Living in New York for two years, Darboven came into contact with the leading artists of the then-emerging Conceptual and Minimal Art movements, especially Sol LeWitt and Carl Andre. It was also during this time that she began her series of ‘Constructions’, the basic, systematic structure that would set the tone for her entire oeuvre.
The most significant structural element in Darboven’s works is the chronological succession of written content, as if ‘writing along a timeline’, and, more specifically, the use of dates.
This is also the case in ‘Schreibzeit’ (1975–99), a vast collection of texts ranging from magazine articles or entries from encyclopaedias to poems. It includes relevant dates of political events and the names authors listed on their dates of birth or death.

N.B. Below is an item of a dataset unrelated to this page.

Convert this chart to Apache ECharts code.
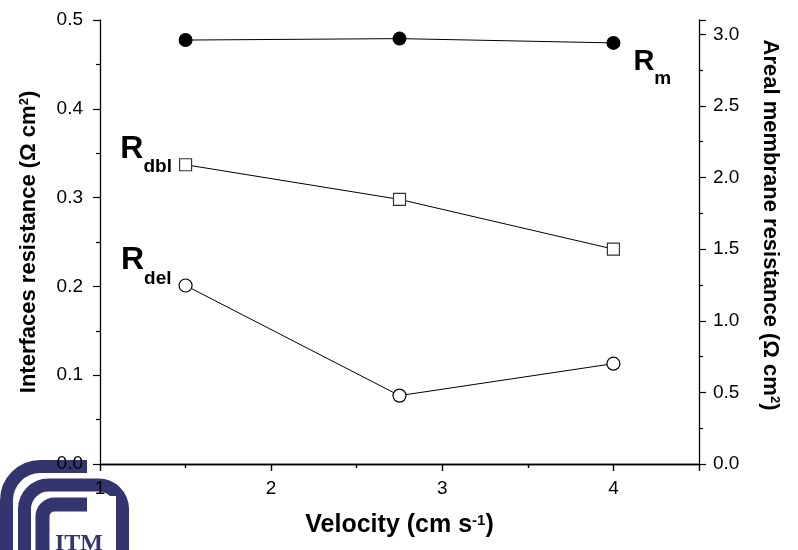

A cross-sum system developed by Darboven in the early 1970s was employed by her to make the phenomenon of time visually tangible. Being universal and non-referential, numbers were used by Darboven as a means of marking out time and space; numbers were use not with calculation, but rather for counting.
In other key works, such as her first historical work ‘Bismarckzeit’ (1978), or ‘Kulturgeschichte’ (1980–83), Darboven gathered visual material like photographs, posters or postcards as well as objects like musical instruments, to follow the course of time both in calendric terms and in content. This allowed her to be oriented to the events of a certain period of time and to focus on issues of contemporary history.
Darboven had a great musical talent and in the 1980s she started to transfer her binary system into scores, thus composing mathematical music that she had recorded by professional musicians. The artist’s estate is executed by the Hanne Darboven Foundation, Hamburg, which she established herself in 2000.